When you state that “we don’t know if the information is inaccurate,” that’s not really a retraction. That’s a rather telling hedge, too, as MSNBC producer Michael DelMoro admitted yesterday that O’Donnell’s source hadn’t even seen the bank records to confirm the claim for him/herself, let alone produce the documents for NBC’s review. At best the claim was secondhand hearsay with no evidentiary value at all. It’s closer to a chatroom rumor that O’Donnell chose to amplify on a national broadcast.

Besides, if it was a retraction, wouldn’t O’Donnell have deleted this tweet?

As of 8 am ET this morning, that tweet is still live on O’Donnell’s Twitter thread, and has over 37,700 retweets and almost 90,000 likes. A lie — excuse me, a potential inaccuracy, according to O’Donnell — may get around the world before the truth gets its boots on, but usually a responsible journalist won’t keep the lie on world tour after offering a supposed “retraction.”
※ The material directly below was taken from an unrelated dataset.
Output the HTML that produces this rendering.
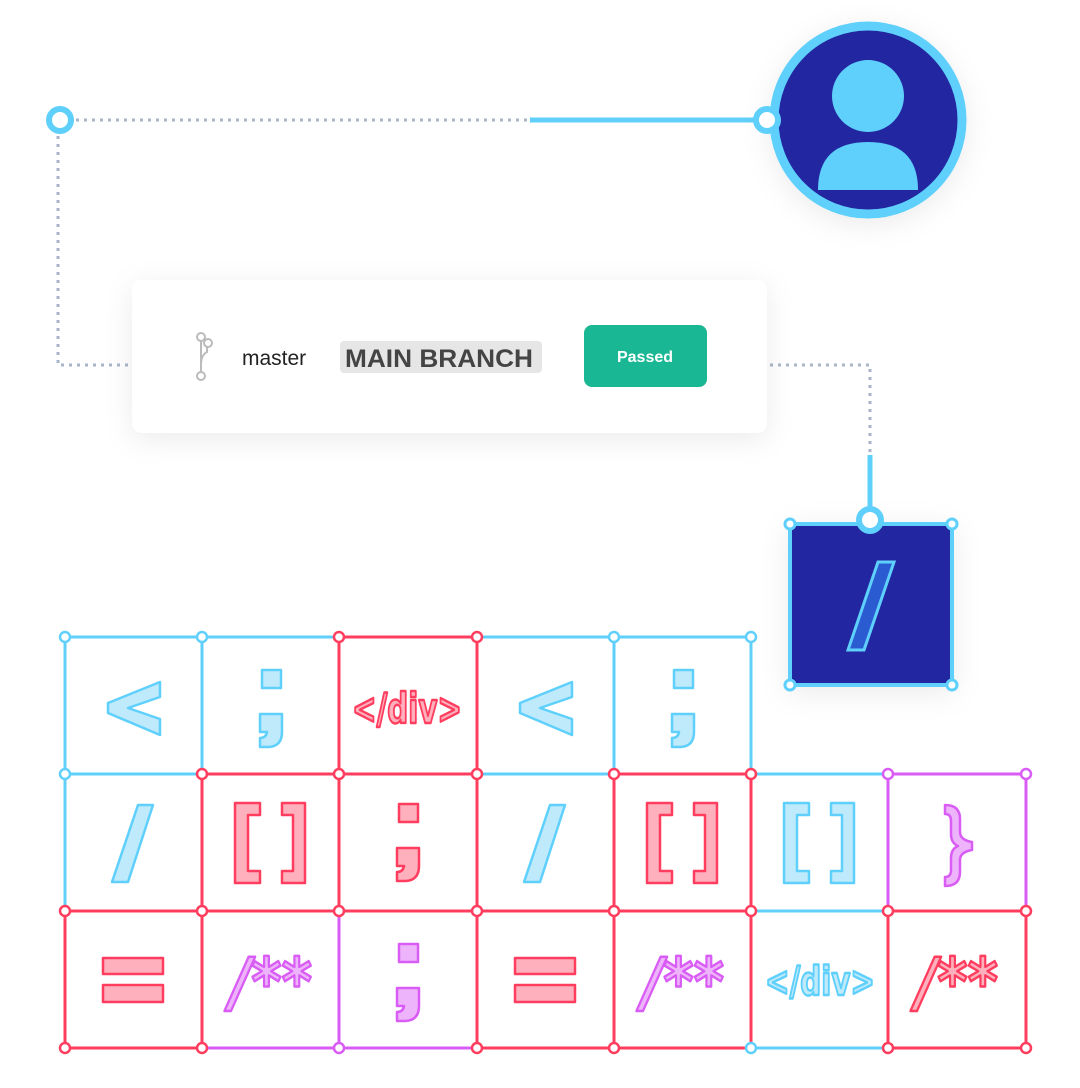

Trump’s complaints about “fake news” often get tiresome and are almost always self serving. Hard to complain about it here, though:

One might even chalk up this claimed “retraction” as fake news. The original report was a black eye for NBC News and MSNBC, but at least that was mostly O’Donnell’s doing. The ongoing attempt to keep the rumor alive even while claiming a “retraction” is perhaps even worse, and even more indicative of the values of NBC/MSNBC than the original offense.